In Your Personal Care

Safety experts have long cited the bathroom as one of the most treacherous rooms in a home. But wet, slippery surfaces and water heaters set too high aren’t the only dangers bathrooms pose; there you may be absorbing toxics from your shampoo, your deodorant, and even the steam from your shower.

  • Read the labels of personal care products, taking care to avoid phthalates in particular. Phthalates are endocrine disrupting compounds that have been associated with cancer, impaired fertility, and male birth defects. They are found in hundreds of products, including shampoo, lotion, perfume, and cosmetics. The most common phthalates are dibutyl phthalate (DBP), diethyl phthalate (DEP), and diethylhexyl phthalate (DEHP). Look for labels that say “phthalate-free” and ask retailers and manufacturers whether products are phthalate-free. To learn more, visit the Campaign for Safe Cosmetics website or the Coming Clean website.

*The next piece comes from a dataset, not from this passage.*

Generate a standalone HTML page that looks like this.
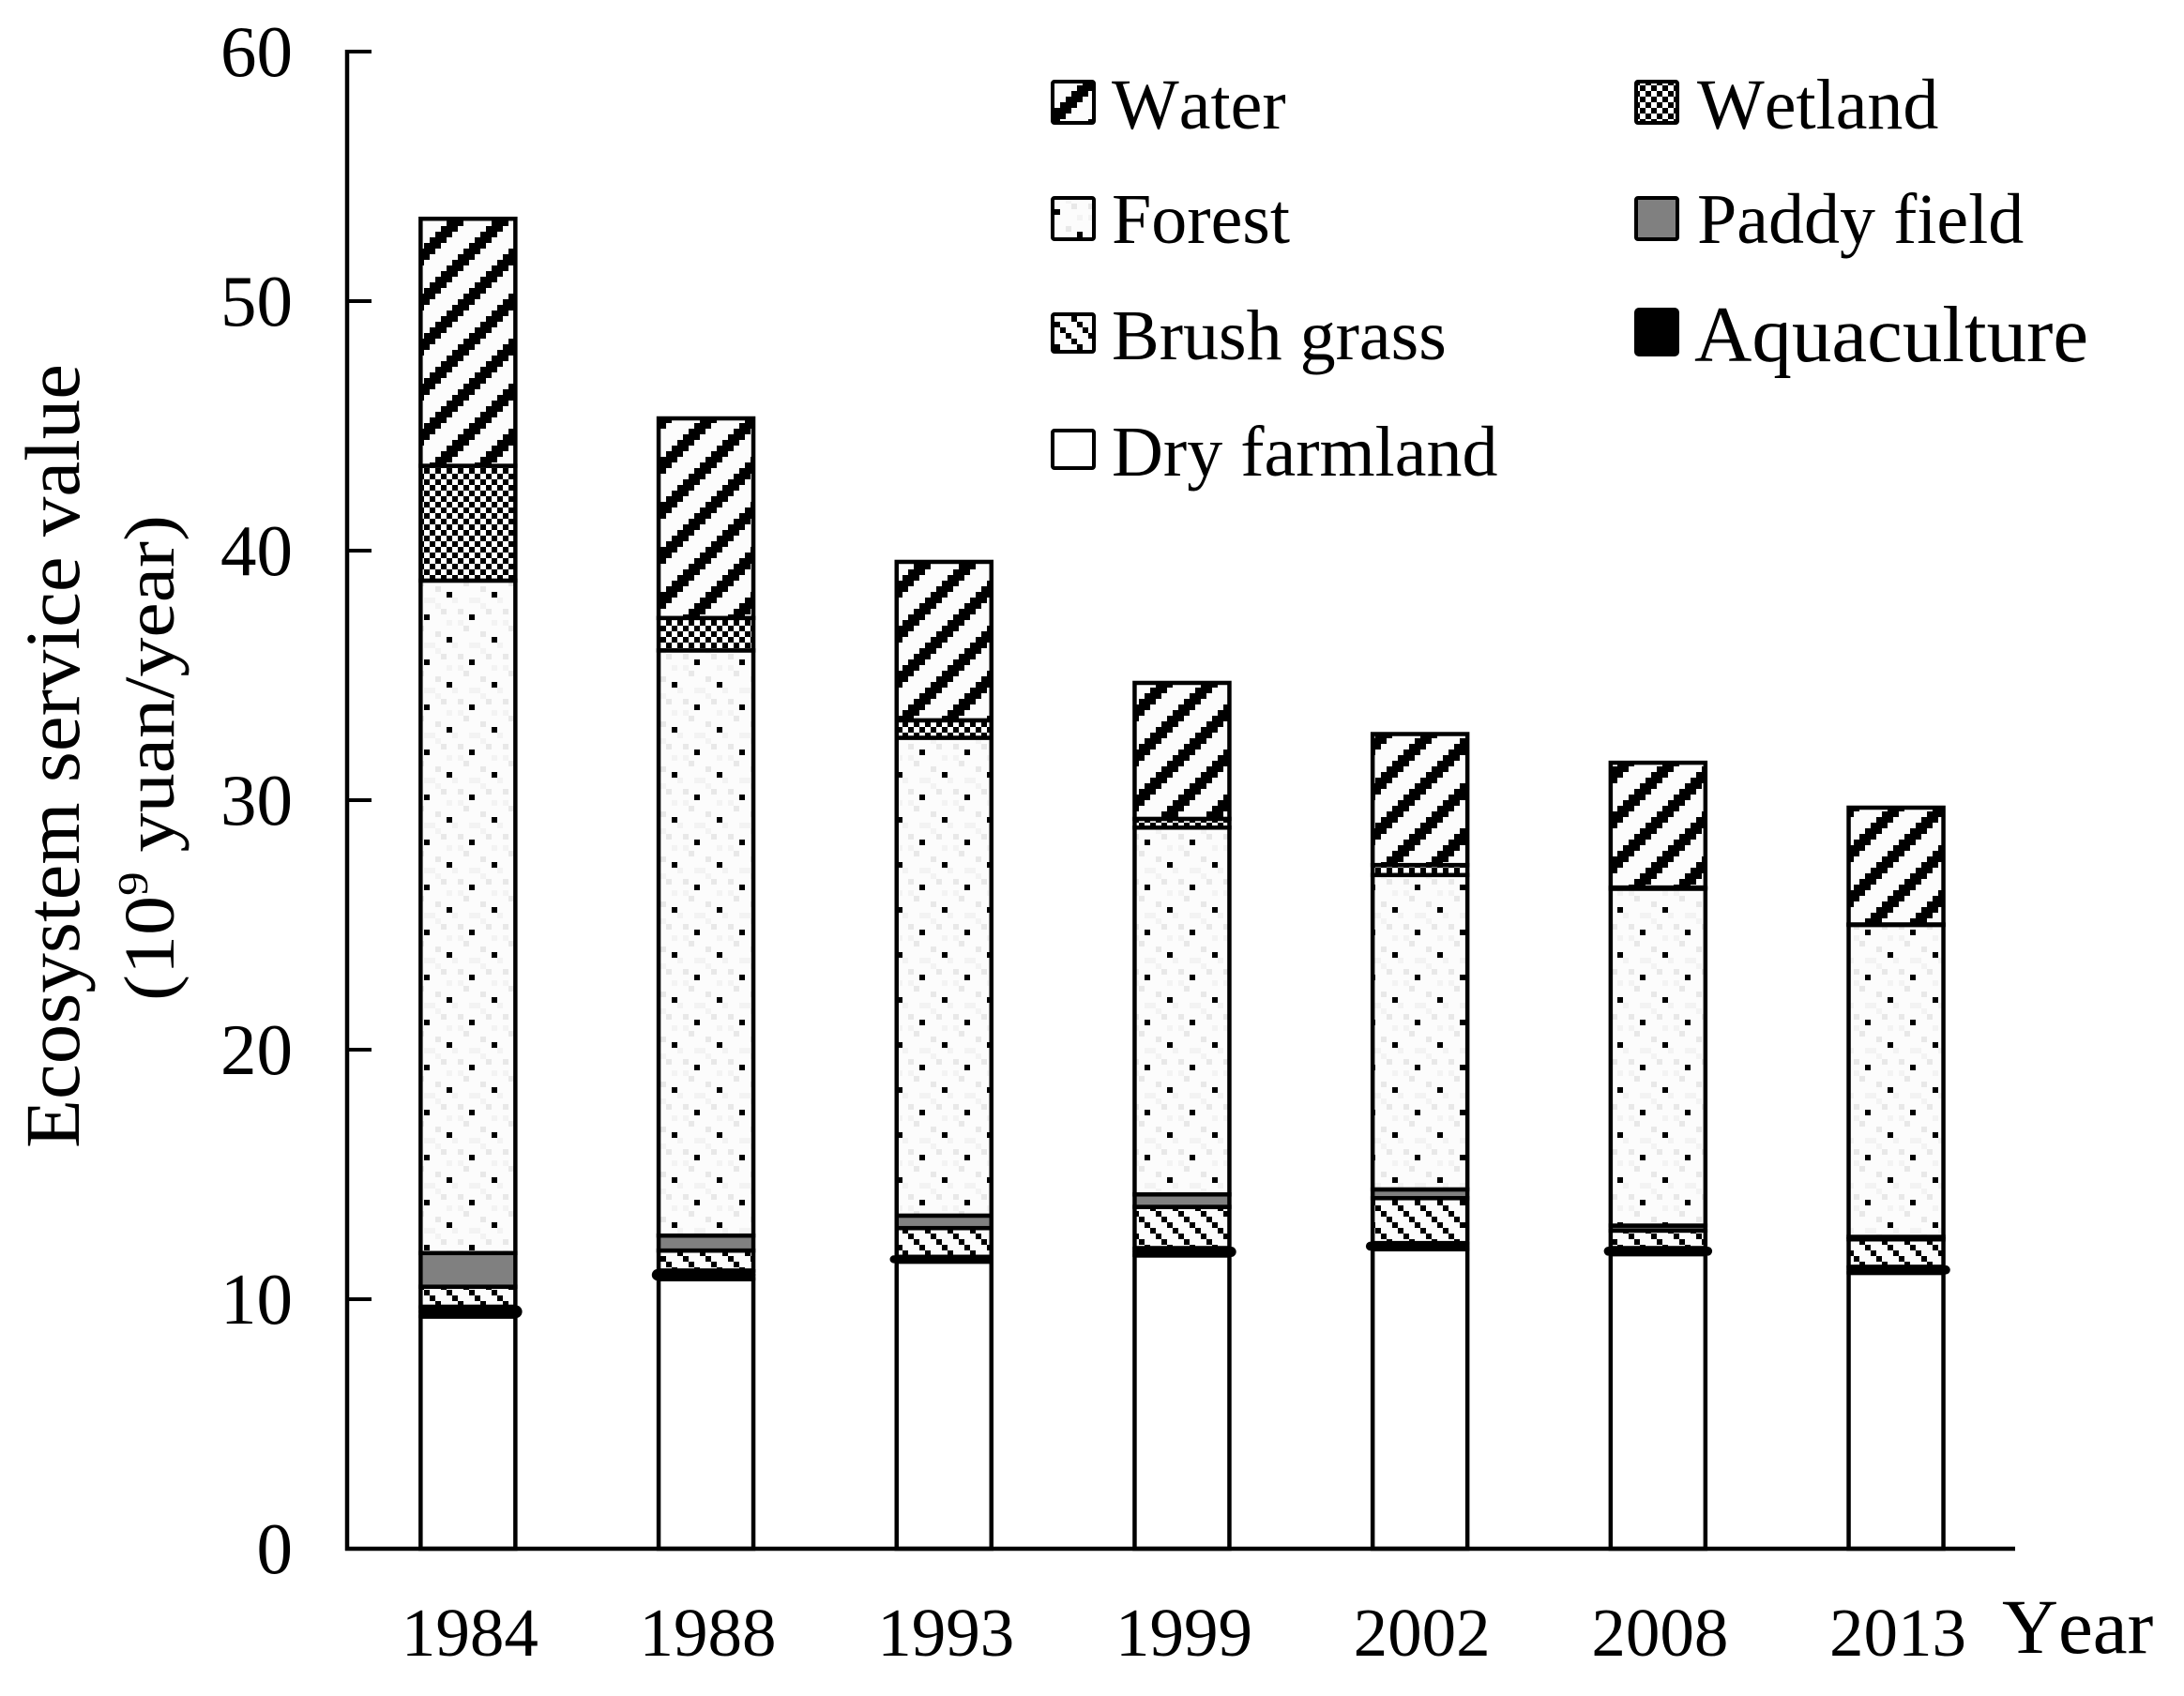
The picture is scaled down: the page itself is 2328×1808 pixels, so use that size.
<!DOCTYPE html>
<html lang="en">
<head>
<meta charset="utf-8">
<title>Ecosystem service value by land use type</title>
<style>
  html, body { margin: 0; padding: 0; background: #fff; }
  svg { display: block; }
  text { font-family: "Liberation Serif", "Times New Roman", serif; fill: #000; font-kerning: none; }
</style>
</head>
<body>
<svg id="chart" xmlns="http://www.w3.org/2000/svg" width="2328" height="1808" viewBox="0 0 2328 1808">
  <rect x="0" y="0" width="2328" height="1808" fill="#fff"/>
  <defs id="defs"></defs>
  <g id="plot"></g>

  <text transform="translate(84 806) rotate(-90)" text-anchor="middle" font-size="83" textLength="836" lengthAdjust="spacingAndGlyphs">Ecosystem service value</text>
  <text transform="translate(185 808) rotate(-90)" text-anchor="middle" font-size="76" textLength="518" lengthAdjust="spacingAndGlyphs">(10<tspan font-size="46" dy="-28">9</tspan><tspan dy="28"> yuan/year)</tspan></text>
  <text x="2134" y="1762" font-size="83">Year</text>

  <g>
    <g>
      <rect x="1122" y="87" width="44" height="44" rx="2" fill="url(#pat-water)" stroke="#000" stroke-width="4"/>
      <text x="1185" y="137" font-size="76">Water</text>
    </g>
    <g>
      <rect x="1122" y="211" width="44" height="44" rx="2" fill="url(#pat-forest)" stroke="#000" stroke-width="4"/>
      <text x="1185" y="259" font-size="76">Forest</text>
    </g>
    <g>
      <rect x="1122" y="335" width="44" height="40" rx="2" fill="url(#pat-brush)" stroke="#000" stroke-width="4"/>
      <text x="1185" y="383" font-size="76">Brush grass</text>
    </g>
    <g>
      <rect x="1122" y="459" width="44" height="40" rx="2" fill="#fff" stroke="#000" stroke-width="4"/>
      <text x="1185" y="507" font-size="76">Dry farmland</text>
    </g>
    <g>
      <rect x="1744" y="87" width="44" height="44" rx="2" fill="url(#pat-wetland)" stroke="#000" stroke-width="4"/>
      <text x="1809" y="137" font-size="76">Wetland</text>
    </g>
    <g>
      <rect x="1744" y="211" width="44" height="44" rx="2" fill="#808080" stroke="#000" stroke-width="4"/>
      <text x="1809" y="259" font-size="76">Paddy field</text>
    </g>
    <g>
      <rect x="1744" y="330" width="44" height="48" rx="3" fill="#000" stroke="#000" stroke-width="4"/>
      <text x="1806" y="385" font-size="85">Aquaculture</text>
    </g>
  </g>
</svg>

<script>
const categories = ['1984', '1988', '1993', '1999', '2002', '2008', '2013'];
const yTicks = [0, 10, 20, 30, 40, 50, 60];
const dryFarmland = [9.3, 10.8, 11.5, 11.75, 12.0, 11.8, 11.05];
const aquaculture = [0.4, 0.35, 0.2, 0.3, 0.25, 0.25, 0.25];
const brushGrass = [0.8, 0.8, 1.15, 1.65, 1.8, 0.7, 1.1];
const paddyField = [1.35, 0.6, 0.5, 0.5, 0.35, 0.2, 0.1];
const forest = [26.95, 23.45, 19.15, 14.7, 12.6, 13.5, 12.5];
const wetland = [4.6, 1.3, 0.7, 0.35, 0.4, 0.05, 0.02];
const water = [9.9, 8.0, 6.35, 5.45, 5.25, 5.0, 4.68];

const NS = 'http://www.w3.org/2000/svg';
const plot = document.getElementById('plot');
const defs = document.getElementById('defs');

const axisX = 370;
const axisEnd = 2148;
const y0 = 1651;
const unit = 26.6;
const band = 253.7;
const barW = 101;
const wall = 4.5;

function xCenter(i) { return axisX + 2 + band * (i + 0.5); }
function yPos(v) { return y0 - v * unit; }

function svgEl(tag, attrs) {
  const el = document.createElementNS(NS, tag);
  for (const k in attrs) el.setAttribute(k, attrs[k]);
  return el;
}

/* pixel-block hatch tiles: 6px blocks aligned to a global grid */
const BLOCK = 6;
function makePattern(id, cells, bg, layers) {
  const p = svgEl('pattern', {
    id: id, patternUnits: 'userSpaceOnUse', x: 2, y: 1,
    width: cells * BLOCK, height: cells * BLOCK
  });
  p.appendChild(svgEl('rect', { x: 0, y: 0, width: cells * BLOCK, height: cells * BLOCK, fill: bg }));
  layers.forEach(function (layer) {
    let d = '';
    for (let r = 0; r < cells; r++) {
      for (let c = 0; c < cells; c++) {
        if (layer.test(c, r)) {
          d += 'M' + c * BLOCK + ' ' + r * BLOCK + 'h' + BLOCK + 'v' + BLOCK + 'h-' + BLOCK + 'z';
        }
      }
    }
    p.appendChild(svgEl('path', { d: d, fill: layer.color, 'shape-rendering': 'crispEdges' }));
  });
  defs.appendChild(p);
}

makePattern('pat-water', 8, '#fcfcfc', [
  { color: '#f0f0f0', test: function (c, r) { return c === 3 && r === 3; } },
  { color: '#000', test: function (c, r) { const m = (c + r) % 8; return m === 6 || m === 7 || m === 0; } }
]);
makePattern('pat-wetland', 2, '#fff', [
  { color: '#000', test: function (c, r) { return (c + r) % 2 === 0; } }
]);
const forestLight = ['5,0', '1,4', '5,3', '6,4', '2,7', '1,6', '4,2', '0,2', '3,2', '7,6'];
const forestMid = ['5,0', '1,4', '6,4', '2,7'];
makePattern('pat-forest', 8, '#fcfcfc', [
  { color: '#f3f3f3', test: function (c, r) { return forestLight.indexOf(c + ',' + r) >= 0; } },
  { color: '#e8e8e8', test: function (c, r) { return forestMid.indexOf(c + ',' + r) >= 0; } },
  { color: '#000', test: function (c, r) { return (c === 7 && r === 1) || (c === 3 && r === 5); } }
]);
makePattern('pat-brush', 4, '#fcfcfc', [
  { color: '#000', test: function (c, r) { return ((c - r + 8) % 4) === 2; } }
]);

/* axes */
const yAxis = svgEl('line', { x1: axisX, y1: yPos(60) - 2, x2: axisX, y2: y0 + 2, stroke: '#000', 'stroke-width': wall });


plot.appendChild(yAxis);

yTicks.forEach(function (t) {
  const tick = svgEl('line', { x1: axisX, y1: yPos(t), x2: axisX + 26, y2: yPos(t), stroke: '#000', 'stroke-width': 4 });
  
  
  plot.appendChild(tick);

  const label = svgEl('text', { x: 312, y: yPos(t) + 26, 'text-anchor': 'end', 'font-size': 77 });
  
  
  label.textContent = String(t);
  plot.appendChild(label);
});

/* stacks, bottom to top */
const stackOrder = [
  { key: 'dry-farmland', values: dryFarmland, fill: '#fff' },
  { key: 'aquaculture', values: aquaculture, fill: '#000' },
  { key: 'brush-grass', values: brushGrass, fill: 'url(#pat-brush)' },
  { key: 'paddy-field', values: paddyField, fill: '#808080' },
  { key: 'forest', values: forest, fill: 'url(#pat-forest)' },
  { key: 'wetland', values: wetland, fill: 'url(#pat-wetland)' },
  { key: 'water', values: water, fill: 'url(#pat-water)' }
];
/* which side the rounded aquaculture band overshoots the bar */
const aquaOvershoot = ['r', 'l', 'l', 'r', 'l', 'b', 'r'];
const overshoot = 5;

categories.forEach(function (year, i) {
  const cx = xCenter(i);
  const left = cx - barW / 2;
  const right = left + barW;
  const group = svgEl('g', {});
  
  
  const aquaLater = [];
  let cum = 0;
  stackOrder.forEach(function (s) {
    const v = s.values[i];
    const yTop = yPos(cum + v);
    const yBottom = yPos(cum);
    cum += v;
    if (s.key === 'aquaculture') {
      const side = aquaOvershoot[i];
      const x1 = left - wall / 2 - (side === 'l' || side === 'b' ? overshoot : 0);
      const x2 = right + wall / 2 + (side === 'r' || side === 'b' ? overshoot : 0);
      const h = Math.max(yBottom - yTop, 1) + 3;
      const top = (yTop + yBottom) / 2 - h / 2;
      const body = svgEl('rect', { x: left - wall / 2, y: top, width: barW + wall, height: h, fill: '#000' });
      
      
      aquaLater.push(body);
      const cap = svgEl('rect', { x: x1, y: top, width: x2 - x1, height: h, rx: h / 2, fill: '#000' });
      
      
      aquaLater.push(cap);
    } else {
      const seg = svgEl('rect', {
        x: left, y: yTop, width: barW, height: Math.max(yBottom - yTop, 0),
        fill: s.fill, stroke: '#000', 'stroke-width': wall
      });
      
      
      group.appendChild(seg);
    }
  });
  aquaLater.forEach(function (el) { group.appendChild(el); });
  plot.appendChild(group);

  const label = svgEl('text', { x: cx + 2, y: 1765, 'text-anchor': 'middle', 'font-size': 73 });
  
  
  label.textContent = year;
  plot.appendChild(label);
});

const xAxis = svgEl('line', { x1: axisX - 2, y1: y0, x2: axisEnd, y2: y0, stroke: '#000', 'stroke-width': wall });


plot.appendChild(xAxis);
</script>
</body>
</html>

  • Avoid wearing perfume and using other products with fragrance. Phthalates not only often appear as an ingredient in fragrance, but they also often hide behind the term “fragrance.” In one ironic example, the popular perfume Poison contains ingredients that have been linked to cancer, developmental and reproductive toxicity, and immunotoxicity, according to Skin Deep, the online cosmetic safety database. Fragrances also often include chemicals that are allergy triggers or irritants.
  • Avoid using nail polish and hairspray, as they often contain phthalates. Dibutyl phthalate, for example, which is used to keep nail polish from chipping, has been found to increase the likelihood that laboratory animals will give birth to offspring with birth defects, especially of the male reproductive system. Other common ingredients in nail polish, such as toluene and xylene, are neurotoxins. If you do choose to wear nail polish and use hairspray, select brands with the least toxic ingredients, and remember to apply the polish and hairspray outside or in a well-ventilated area. If you frequent a nail salon, consider taking your own nail polish, one you know to be less toxic. For information about less toxic brands, visit Skin Deep, the online cosmetic safety database, or the Campaign for Safe Cosmetics website.
  • Avoid products whose content labels list placenta, placental extract, estrogen, or other hormones. Many personal care products—including cosmetics, shampoos, and styling aids—that are widely marketed to African Americans contain hormone-rich ingredients. To learn more, read "The Environmental Injustice of Beauty: Health Repercussions of Chemical Hair Products For Black Women."
  • Beware of deodorants and other personal care products that are marked “unscented”. The cosmetics industry is woefully unregulated, and companies often use reassuring labels that carry little meaning. Many of these products contain masking fragrances to cover up a chemical smell; these fragrances in turn may contain phthalates, which are endocrine disrupting compounds that have been associated with cancer, impaired fertility, and male birth defects. Look instead for products marked “fragrance-free.”
  • Avoid personal care products that list parabens as ingredients. Identified as endocrine disrupting compounds, parabens have been found in the urine of almost everyone tested. These chemicals, which are commonly found in commercial products, are also often used as preservatives in cosmetics and such personal care products as deodorants, shampoos, conditioners, hair styling gels, shaving gels, and lotions. Common names for this class of chemicals include butyl paraben, ethyl paraben, methyl paraben, and propyl paraben.
  • Learn which cosmetics companies eschew or are phasing out harmful chemicals. The Campaign for Safe Cosmetics is encouraging cosmetics companies whose products meet or exceed current European Union formulation standards to sign the Compact for Safe Cosmetics. To learn more about the compact and other cosmetics-related issues, visit the Campaign for Safe Cosmetics and Think Before You Pink websites.
  • Take shorter showers. During warm showers, you not only inhale airborne toxics from the water streaming over you, but you also open your pores to more easily absorb toxics from your personal care products. Keep your showers short and sweet. And if your water supply is highly chlorinated, you might consider a charcoal filter for your showerhead.